One of the most moving speeches at the Democratic National Convention in Philadelphia this year came not from well-known politicians or endorsement-slinging celebrities — but rather from Khizr Khan, the father of Muslim Army Captain Humayun Khan, who died in combat in Iraq. In his speech, Khan protested Donald Trump's proposed ban of Muslims and his "disrespect" for minorities. When Trump responded with some very inflammatory rhetoric, House Speaker and fellow Republican Paul Ryan responded to Trump's Khan comments — and shut the real estate mogul down, making it clear that Trump's views did not represent his own.
But first, let's rewind and take a look at the events that led to Ryan's statement. During an emotional speech at the DNC, Khan spoke about his son, whose cautious and courageous actions in Iraq may have saved his entire military camp:
Our son, Humayun, had dreams of being a military lawyer. But he put those dreams aside the day he sacrificed his life to save his fellow soldiers. Hillary Clinton was right when she called my son "the best of America." If it was up to Donald Trump, he never would have been in America.
Khan ended his speech by addressing Trump directly. "Have you ever been to Arlington Cemetery? Go look at the graves of the brave patriots who died defending America — you will see all faiths, genders, and ethnicities," he said. "You have sacrificed nothing and no one."
Trump could have responded to Khan's speech in any number of ways: with grace, with apologies, with an invitation to speak further. However, Trump decided to go in a different direction, telling ABC: "[Khan] was very emotional and probably looked like a nice guy to me. If you look at his wife, she was standing there, she had nothing to say. She probably... maybe she wasn't allowed to have anything to say, you tell me."
Trump was seemingly insinuating that Ghazala Khan didn't have the right to speak as a Muslim woman, a notion that she quickly shot down in an interview with ABC. "Please. I am very upset when I heard when he said that I didn't say anything," she said. "I was in pain. If you were in pain you fight or you don't say anything, I’m not a fighter, I can't fight. So the best thing I do was quiet." (On a side note, Ghazala has spoken to the media regarding her son — in an interview with MSNBC, Vox noted, she broke down while remembering him.)
Members of the Republican party have come out in support of the Khans following Trump's words regarding Ghazala and his response to the Khans that he's "made a lot of sacrifices." (Personally, comparing one's "hard work" to two parents' loss of their son doesn't seem like a wise choice to me — but that's what Trump chose to do.)
Ryan's statement — published on the House Speaker's website on Sunday — didn't name Trump specifically, but his message rang loud and clear. "As I have said on numerous occasions, a religious test for entering our country is not reflective of these fundamental values.
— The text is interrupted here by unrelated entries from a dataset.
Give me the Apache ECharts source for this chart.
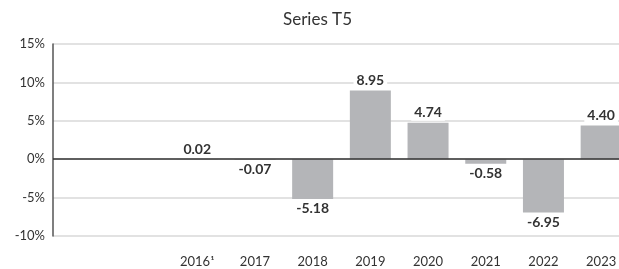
<!DOCTYPE html>
<html>
<head>
<meta charset="utf-8">
<script src="https://cdn.jsdelivr.net/npm/echarts@6/dist/echarts.min.js"></script>
<style>
html, body { margin: 0; padding: 0; background: #fff; }
#main { width: 619px; height: 269px; }
</style>
</head>
<body>
<div id="main"></div>
<script>
// categories (two leading empty slots keep the left gap of the original)
var years = ['', '', '2016¹', '2017', '2018', '2019', '2020', '2021', '2022', '2023'];
var values = ['-', '-', 0.02, -0.07, -5.18, 8.95, 4.74, -0.58, -6.95, 4.40];
var yTicks = [-10, 15, 5]; // min, max, interval

var chart = echarts.init(document.getElementById('main'));
var font = 'Lato, "Open Sans", sans-serif';

var option = {
    animation: false,
    title: {
        text: 'Series T5',
        left: 278,
        top: 6,
        textStyle: { fontFamily: font, fontWeight: 'normal', fontSize: 17, color: '#333' }
    },
    // plot runs a little past the right edge of the canvas, like the original
    grid: { left: 53, right: -11, top: 44, bottom: 33, outerBoundsMode: 'none' },
    xAxis: {
        type: 'category',
        data: years,
        axisLine: { show: false },
        axisTick: { show: false },
        axisLabel: { margin: 19, fontFamily: font, fontSize: 13, color: '#333', interval: 0 }
    },
    yAxis: {
        type: 'value',
        min: yTicks[0],
        max: yTicks[1],
        interval: yTicks[2],
        axisLine: { show: true, lineStyle: { color: '#555', width: 1.5 } },
        axisTick: { show: false },
        splitLine: { lineStyle: { color: '#d9d9d9', width: 1.5 } },
        axisLabel: { formatter: '{value}%', margin: 8, fontFamily: font, fontSize: 13, color: '#333' }
    },
    series: [{
        type: 'bar',
        barWidth: 41,
        itemStyle: { color: '#b4b5b8' },
        label: {
            show: true,
            position: 'top',
            distance: 2,
            fontFamily: font,
            fontWeight: 'bold',
            fontSize: 14,
            color: '#333',
            backgroundColor: '#fff',
            padding: [1, 3],
            formatter: function (p) { return p.value.toFixed(2); }
        },
        markLine: {
            silent: true,
            symbol: 'none',
            label: { show: false },
            lineStyle: { color: '#333', type: 'solid', width: 1.5 },
            data: [{ yAxis: 0 }]
        }
    }]
};

// negative bars get their label below
option.series[0].data = values.map(function (v) {
    if (v === '-' || v >= 0) return v;
    return { value: v, label: { position: 'bottom' } };
});

chart.setOption(option);
</script>
</body>
</html>
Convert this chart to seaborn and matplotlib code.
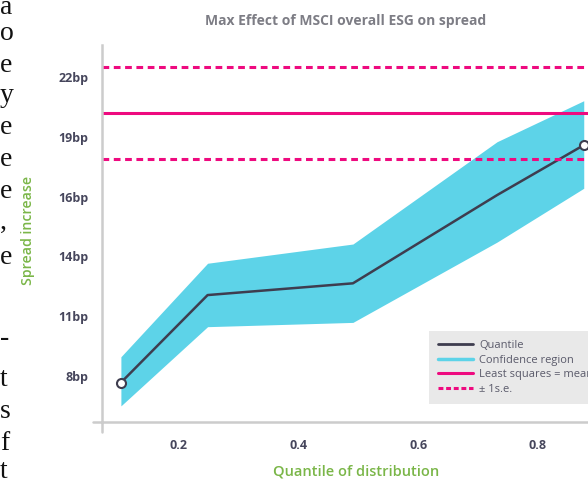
import numpy as np
import pandas as pd
import seaborn as sns
import matplotlib.pyplot as plt
from matplotlib.lines import Line2D

sns.set_theme(style="white")
plt.rcParams['font.family'] = ['Open Sans', 'DejaVu Sans']

# values (bp)
quantiles = [0.103, 0.248, 0.491, 0.732, 0.877]
effect = [7.69, 11.79, 12.34, 16.47, 18.81]
ci_low = [6.60, 10.31, 10.51, 14.27, 16.79]
ci_high = [8.90, 13.28, 14.18, 18.97, 20.89]
ls_mean = 20.32
ls_se = 2.15

ytick_vals = [8.0, 10.8, 13.6, 16.4, 19.2, 22.0]
ytick_labels = ["8bp", "11bp", "14bp", "16bp", "19bp", "22bp"]
xtick_vals = [0.2, 0.4, 0.6, 0.8]

# page text cut off on the left
side_letters = ["a", "o", "e", "y", "e", "e", "e", ",", "e", "-", "t", "s", "f", "t"]
side_y = [7, 33, 65, 96, 128, 160, 192, 222, 257, 338, 380, 412, 443, 471]

df = pd.DataFrame({"quantile": quantiles, "effect": effect})

W, H = 588, 479
fig = plt.figure(figsize=(W / 100, H / 100), dpi=100)
ax = fig.add_axes([102 / W, 57 / H, (627.4 - 102) / W, (422 - 45) / H])

cyan = "#5dd3e8"
dark = "#3e3d4f"
magenta = "#ee0a7f"
grey = "#cccccc"

ax.fill_between(quantiles, ci_low, ci_high, color=cyan, lw=0)
sns.lineplot(data=df, x="quantile", y="effect", color=dark, lw=1.8, ax=ax)
ax.plot([quantiles[0], quantiles[-1]], [effect[0], effect[-1]], ls="none",
        marker="o", ms=6.5, mfc="white", mec=dark, mew=1.5, zorder=5)

ax.axhline(ls_mean, color=magenta, lw=2.2)
for v in (ls_mean - ls_se, ls_mean + ls_se):
    ax.axhline(v, color=magenta, lw=2.2, dashes=(2.2, 1.5))

ax.set_xlim(0.0714, 0.95)
ax.set_ylim(5.846, 23.50)
ax.set_yticks(ytick_vals)
ax.set_yticklabels(ytick_labels)
ax.set_xticks(xtick_vals)
ax.set_xticklabels([f"{v:.1f}" for v in xtick_vals])

sns.despine(ax=ax)
for s in ("left", "bottom"):
    ax.spines[s].set_color(grey)
    ax.spines[s].set_linewidth(1.8)
ax.tick_params(axis="both", colors=grey, width=1.6, length=6, direction="out",
               labelcolor="#46465c", labelsize=9)
ax.tick_params(axis="y", pad=4)
ax.tick_params(axis="x", pad=6)
for lab in ax.get_xticklabels() + ax.get_yticklabels():
    lab.set_fontweight("bold")

# spine overhang
ax.plot([0, 0], [0, -10 / 377], color=grey, lw=1.8, transform=ax.transAxes, clip_on=False)
ax.plot([-9 / 525.4, 0], [0, 0], color=grey, lw=1.8, transform=ax.transAxes, clip_on=False)

ax.set_xlabel("")
ax.set_ylabel("")
green = "#7ab648"
fig.text(356 / W, 1 - 471 / H, "Quantile of distribution", color=green, fontsize=10.5,
         fontweight="semibold", ha="center", va="center")
fig.text(28 / W, 1 - 230 / H, "Spread increase", color=green, fontsize=10.2,
         fontweight="semibold", ha="center", va="center", rotation=90)
fig.text(346 / W, 1 - 21 / H, "Max Effect of MSCI overall ESG on spread", color="#7d7d85",
         fontsize=10, fontweight="bold", ha="center", va="center")

handles = [Line2D([], [], color=dark, lw=2),
           Line2D([], [], color=cyan, lw=2.5),
           Line2D([], [], color=magenta, lw=2.2),
           Line2D([], [], color=magenta, lw=2.2, dashes=(1.6, 0.9))]
labels = ["Quantile", "Confidence region", "Least squares = mean", "± 1s.e."]
leg = ax.legend(handles, labels, loc="lower left", bbox_to_anchor=(429 / W, 1 - 404 / H),
                bbox_transform=fig.transFigure, borderaxespad=0, fontsize=8,
                handlelength=3.2, handletextpad=0.5, labelspacing=0.34,
                borderpad=0.8, fancybox=False, framealpha=1)
leg.get_frame().set_facecolor("#e9e9e9")
leg.get_frame().set_edgecolor("none")
for t in leg.get_texts():
    t.set_color("#5a5a6a")

for ch, y in zip(side_letters, side_y):
    fig.text(0, 1 - y / H, ch, family="Liberation Serif", fontsize=20, color="#111111",
             ha="left", va="center")

fig.savefig("out.png", dpi=100)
I reject it," the statement read. "Many Muslim Americans have served valiantly in our military, and made the ultimate sacrifice. Captain Khan was one such brave example. His sacrifice—and that of Khizr and Ghazala Khan—should always be honored. Period."
Ryan's words made it perfectly clear that there are should not be any ifs or buts to respecting the Khans. You can't say "[Khan] looked like a nice guy" but "I'd like to hear his wife say something." You can't call Khan's son "a hero" while blatantly suggesting his parents' grief and ire was manufactured by "Hillary's script writers." For parents who have lost their children and for soldiers awarded for their selflessness, there should only be respect, honor, and compassion.
Trump's response to Khan's speech was nothing short of insensitive, disrespectful, and — to avoid mincing words — stupid. And while Ryan's statement on Humayun Khan can't undo Trump's words, it goes a long way in reassuring the Khans, and other American Muslims, that Trump does not speak for the majority.